=== Your objective ===
Return each line of the data below exactly, omitting any pictures.

=== Supplied material ===
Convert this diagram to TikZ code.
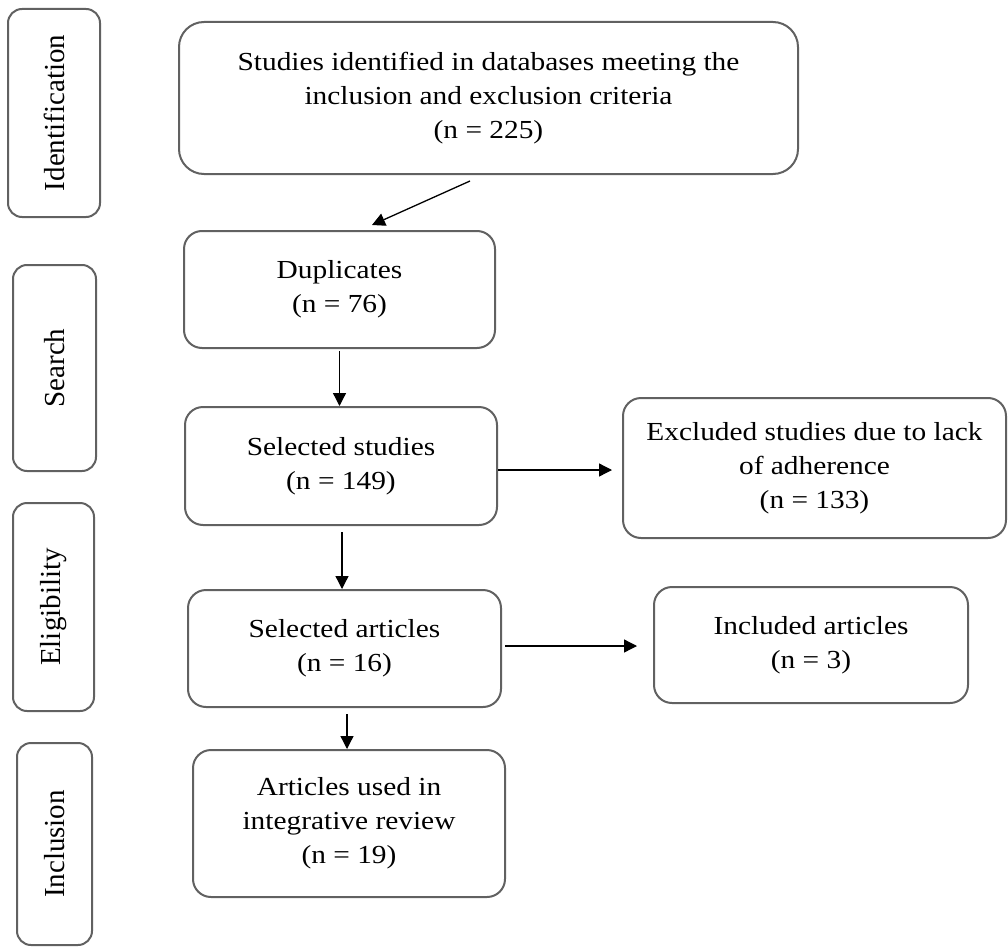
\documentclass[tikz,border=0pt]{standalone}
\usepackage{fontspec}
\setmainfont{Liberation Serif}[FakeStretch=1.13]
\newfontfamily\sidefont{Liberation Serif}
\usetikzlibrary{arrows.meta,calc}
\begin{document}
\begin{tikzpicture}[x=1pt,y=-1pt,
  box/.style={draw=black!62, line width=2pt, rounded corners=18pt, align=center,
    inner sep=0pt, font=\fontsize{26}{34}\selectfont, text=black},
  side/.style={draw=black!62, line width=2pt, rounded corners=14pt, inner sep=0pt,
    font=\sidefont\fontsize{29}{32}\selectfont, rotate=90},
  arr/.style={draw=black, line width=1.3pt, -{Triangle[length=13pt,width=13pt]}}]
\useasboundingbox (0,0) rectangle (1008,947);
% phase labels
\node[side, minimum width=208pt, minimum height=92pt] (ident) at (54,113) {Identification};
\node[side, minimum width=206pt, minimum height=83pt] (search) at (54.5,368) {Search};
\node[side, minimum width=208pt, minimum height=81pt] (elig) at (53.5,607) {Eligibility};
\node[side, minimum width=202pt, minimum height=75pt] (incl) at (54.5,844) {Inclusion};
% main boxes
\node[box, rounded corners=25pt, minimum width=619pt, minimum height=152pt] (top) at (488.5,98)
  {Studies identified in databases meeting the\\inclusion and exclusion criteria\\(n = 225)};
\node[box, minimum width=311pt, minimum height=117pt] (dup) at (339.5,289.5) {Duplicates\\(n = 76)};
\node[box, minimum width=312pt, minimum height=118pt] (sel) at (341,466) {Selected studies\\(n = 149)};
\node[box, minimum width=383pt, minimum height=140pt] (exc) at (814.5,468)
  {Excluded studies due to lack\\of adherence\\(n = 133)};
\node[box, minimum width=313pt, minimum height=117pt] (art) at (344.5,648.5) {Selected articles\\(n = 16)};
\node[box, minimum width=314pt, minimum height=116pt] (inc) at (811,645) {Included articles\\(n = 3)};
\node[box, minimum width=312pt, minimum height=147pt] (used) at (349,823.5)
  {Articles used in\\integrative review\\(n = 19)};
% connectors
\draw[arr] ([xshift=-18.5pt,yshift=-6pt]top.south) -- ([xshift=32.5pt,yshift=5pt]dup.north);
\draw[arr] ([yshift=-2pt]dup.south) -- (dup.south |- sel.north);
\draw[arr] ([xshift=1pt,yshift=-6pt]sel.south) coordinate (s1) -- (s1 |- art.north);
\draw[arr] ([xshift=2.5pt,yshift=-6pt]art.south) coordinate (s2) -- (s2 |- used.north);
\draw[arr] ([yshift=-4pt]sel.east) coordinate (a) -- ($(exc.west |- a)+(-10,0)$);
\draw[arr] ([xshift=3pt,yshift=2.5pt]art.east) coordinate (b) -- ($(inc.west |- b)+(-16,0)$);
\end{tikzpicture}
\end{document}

=== Exercise answer ===
Convert this diagram to TikZ code.
\documentclass[tikz,border=0pt]{standalone}
\usepackage{fontspec}
\setmainfont{Liberation Serif}[FakeStretch=1.13]
\newfontfamily\sidefont{Liberation Serif}
\usetikzlibrary{arrows.meta,calc}
\begin{document}
\begin{tikzpicture}[x=1pt,y=-1pt,
  box/.style={draw=black!62, line width=2pt, rounded corners=18pt, align=center,
    inner sep=0pt, font=\fontsize{26}{34}\selectfont, text=black},
  side/.style={draw=black!62, line width=2pt, rounded corners=14pt, inner sep=0pt,
    font=\sidefont\fontsize{29}{32}\selectfont, rotate=90},
  arr/.style={draw=black, line width=1.3pt, -{Triangle[length=13pt,width=13pt]}}]
\useasboundingbox (0,0) rectangle (1008,947);
% phase labels
\node[side, minimum width=208pt, minimum height=92pt] (ident) at (54,113) {Identification};
\node[side, minimum width=206pt, minimum height=83pt] (search) at (54.5,368) {Search};
\node[side, minimum width=208pt, minimum height=81pt] (elig) at (53.5,607) {Eligibility};
\node[side, minimum width=202pt, minimum height=75pt] (incl) at (54.5,844) {Inclusion};
% main boxes
\node[box, rounded corners=25pt, minimum width=619pt, minimum height=152pt] (top) at (488.5,98)
  {Studies identified in databases meeting the\\inclusion and exclusion criteria\\(n = 225)};
\node[box, minimum width=311pt, minimum height=117pt] (dup) at (339.5,289.5) {Duplicates\\(n = 76)};
\node[box, minimum width=312pt, minimum height=118pt] (sel) at (341,466) {Selected studies\\(n = 149)};
\node[box, minimum width=383pt, minimum height=140pt] (exc) at (814.5,468)
  {Excluded studies due to lack\\of adherence\\(n = 133)};
\node[box, minimum width=313pt, minimum height=117pt] (art) at (344.5,648.5) {Selected articles\\(n = 16)};
\node[box, minimum width=314pt, minimum height=116pt] (inc) at (811,645) {Included articles\\(n = 3)};
\node[box, minimum width=312pt, minimum height=147pt] (used) at (349,823.5)
  {Articles used in\\integrative review\\(n = 19)};
% connectors
\draw[arr] ([xshift=-18.5pt,yshift=-6pt]top.south) -- ([xshift=32.5pt,yshift=5pt]dup.north);
\draw[arr] ([yshift=-2pt]dup.south) -- (dup.south |- sel.north);
\draw[arr] ([xshift=1pt,yshift=-6pt]sel.south) coordinate (s1) -- (s1 |- art.north);
\draw[arr] ([xshift=2.5pt,yshift=-6pt]art.south) coordinate (s2) -- (s2 |- used.north);
\draw[arr] ([yshift=-4pt]sel.east) coordinate (a) -- ($(exc.west |- a)+(-10,0)$);
\draw[arr] ([xshift=3pt,yshift=2.5pt]art.east) coordinate (b) -- ($(inc.west |- b)+(-16,0)$);
\end{tikzpicture}
\end{document}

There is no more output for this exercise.